The following timely article was written by Dr. George S. Benson in The National Program Letter, 1973.

The development that has bothered me most in recent years has been the alienation of so many of our young men and women from the basic American values, moral, economic and political.

Recently I have made a study of faith among the intellectual leaders of past generations. I feel sure that our present generation of youngsters do not know that the great intellects throughout history, with few exceptions, have publicly in their statements and works expressed faith in Almighty God. So the following facts are particularly addressed to young conformists who have been led to believe that it is “smart to reject God.”

Plato’s Faith

The records of antiquity show Plato to have been one of the great minds. Here is what Plato wrote for posterity, in 340 BC: “The soul of man is immortal and imperishable.” Plato believed in God. His most illustrious student was Aristotle. In 320 BC, Aristotle wrote: “God is mightier in power, fairest in beauty, immortal in existence, supreme in virtue; therefore, being invisible to every mortal nature, He is seen through His works themselves.”

All intellectuals claim kinship with the Roman poets Virgil and Horace. Virgil, in many of his writings expressed faith in God and God’s immeasurable power. In discussing events that dismayed him, Virgil said: “God will give an end to these things.” Horace, recognizing God as the Creator of all things, wrote: “Tomorrow the Father may fill the sky with black clouds or with cloudless sunshine.”
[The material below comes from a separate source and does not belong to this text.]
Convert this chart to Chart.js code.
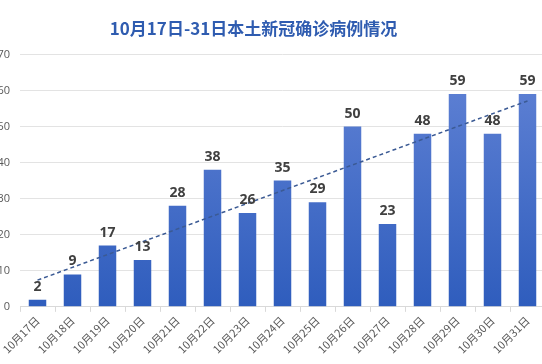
<!DOCTYPE html>
<html>
<head>
<meta charset="utf-8">
<script src="https://cdn.jsdelivr.net/npm/chart.js@4/dist/chart.umd.min.js"></script>
<style>
  html, body { margin: 0; padding: 0; background: #fff; overflow: hidden; }
  body { width: 542px; height: 364px; position: relative; }
  #wrap { position: absolute; left: -38px; top: 0; width: 583px; height: 364px; }
</style>
</head>
<body>
<div id="wrap"><canvas id="barChart"></canvas></div>
<script>
// days and daily cases
const days = ["10月17日", "10月18日", "10月19日", "10月20日", "10月21日", "10月22日", "10月23日", "10月24日",
  "10月25日", "10月26日", "10月27日", "10月28日", "10月29日", "10月30日", "10月31日"];
const cases = [2, 9, 17, 13, 28, 38, 26, 35, 29, 50, 23, 48, 59, 48, 59];
// dashed trend line, read at its two ends
const trend = [7.4, null, null, null, null, null, null, null, null, null, null, null, null, null, 57.1];
const yTicks = [0, 10, 20, 30, 40, 50, 60, 70];

// value labels above the bars
const barLabels = {
  id: "barLabels",
  afterDatasetsDraw(chart) {
    const ctx = chart.ctx;
    const meta = chart.getDatasetMeta(1);
    ctx.save();
    ctx.font = "bold 14px 'Open Sans', sans-serif";
    ctx.fillStyle = "#404040";
    ctx.textAlign = "center";
    ctx.textBaseline = "bottom";
    meta.data.forEach(function (bar, i) {
      ctx.fillText(cases[i], bar.x, bar.y - 6);
    });
    ctx.restore();
  }
};

const barChartCanvas = document.getElementById("barChart").getContext("2d");

const barChart = new Chart(barChartCanvas, {
  type: "bar",
  data: {
    labels: days,
    datasets: [
      {
        type: "line",
        data: trend,
        borderColor: "#3b5a94",
        borderWidth: 1.5,
        borderDash: [4, 3],
        pointRadius: 0,
        spanGaps: true,
        fill: false
      },
      {
        data: cases,
        backgroundColor: function (c) {
          const area = c.chart.chartArea;
          if (!area) return "#4470c8";
          const g = c.chart.ctx.createLinearGradient(0, area.top, 0, area.bottom);
          g.addColorStop(0, "#6384d6");
          g.addColorStop(1, "#2f5dbd");
          return g;
        },
        barPercentage: 0.5,
        categoryPercentage: 1
      }
    ]
  },
  options: {
    responsive: true,
    maintainAspectRatio: false,
    animation: false,
    layout: { padding: { top: 0, bottom: 6, right: 0, left: 0 } },
    plugins: {
      legend: { display: false },
      tooltip: { enabled: false },
      title: {
        display: true,
        text: "10月17日-31日本土新冠确诊病例情况",
        color: "#2f5cb0",
        font: { size: 17, weight: "bold", family: "'Noto Sans CJK SC', sans-serif" },
        padding: { top: 18, bottom: 16 }
      }
    },
    scales: {
      x: {
        grid: { drawOnChartArea: false, drawTicks: true, tickLength: 5, color: "#d9d9d9" },
        border: { color: "#d9d9d9" },
        ticks: {
          color: "#595959",
          font: { size: 11, family: "'Noto Sans CJK SC', sans-serif" },
          maxRotation: 45,
          minRotation: 45,
          padding: 2
        }
      },
      y: {
        min: 0,
        max: 70,
        afterFit: function (s) { s.width = 58; },
        afterBuildTicks: function (s) { s.ticks = yTicks.map(v => ({ value: v })); },
        grid: { color: "#e3e3e3", drawTicks: false },
        border: { display: false },
        ticks: {
          color: "#595959",
          font: { size: 11, family: "'Open Sans', sans-serif" },
          padding: 10
        }
      }
    }
  },
  plugins: [barLabels]
});
</script>
</body>
</html>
Dante, one of the most famous writers, wrote in 1300 AD: “The greatest gift which God in His bounty bestowed in creating, was the freedom of the will.”

Giants of History

Sir Walter Raleigh wrote, the night before his death: “My God shall raise me up, I trust.” Another great writer, Sir Francis Bacon, might well have been observing the militant atheism in some of today’s youth generation, when he wrote: “A little philosophy inclineth men’s minds to atheism, but depth in philosophy bringeth men’s minds about—to religion. I bequeath my soul to God… my body to be buried obscurely.”

Shakespeare wrote in his King Henry VI play: “God be praised, that to believing souls gives light in darkness, comfort in despair.” John Milton wrote: “Dissolve me into ecstasies, and bring all Heaven before mine eyes.” And John Bunyan, who wrote Pilgrim’s Progress, wrote in 1678: “The first string that the musician usually touches is the bass, when he intends to put all in tune. God also plays upon this string first, when He sets the soul in tune with Himself.”

American Founders

George Washington was a believer: “Almighty God,” he beseeched in his inaugural address, “we make our earnest prayer that Thou wilt keep the United States in Thy Holy protection.” Amen! Abraham Lincoln said: “It is difficult to make a man miserable while he feels he is worthy of himself and claims kindred to the great God who made him… Without assistance of that Divine Being I cannot succeed. With that assistance I cannot fail.”

Thomas Jefferson left behind one of the great truths of all times: “The God who gave us life, gave us liberty at the same time.” No political system grants mankind freedom; our American system protects our God-given individual freedom. Where in the Socialist-Communist world does that happen? Nowhere.

Yes, we need to remind those of little faith in our society today—both old and young—to hark back into the history of this unique nation (and the world) and see how the great minds viewed God. Above all, we need to build reverence for the Bible; for the greatest minds and the greatest spirits shine out in the pages of this immortal document which forms the basis of mankind’s heritage.

Matthew records that God said: “This is my beloved Son, in whom I am pleased.” And the same writer quoted Christ as saying: “Man shall not live by bread alone, but by every word that proceedeth out of the mouth of God.”

Believing in God is the way to eternal life for all mankind. It gives security in life, strength, character, virtue to whatever degree man is willing to subordinate his own less wholesome desires to service under God’s guidance.

Get these facts to a youngster this week, please. They can save his life and change his world for the better.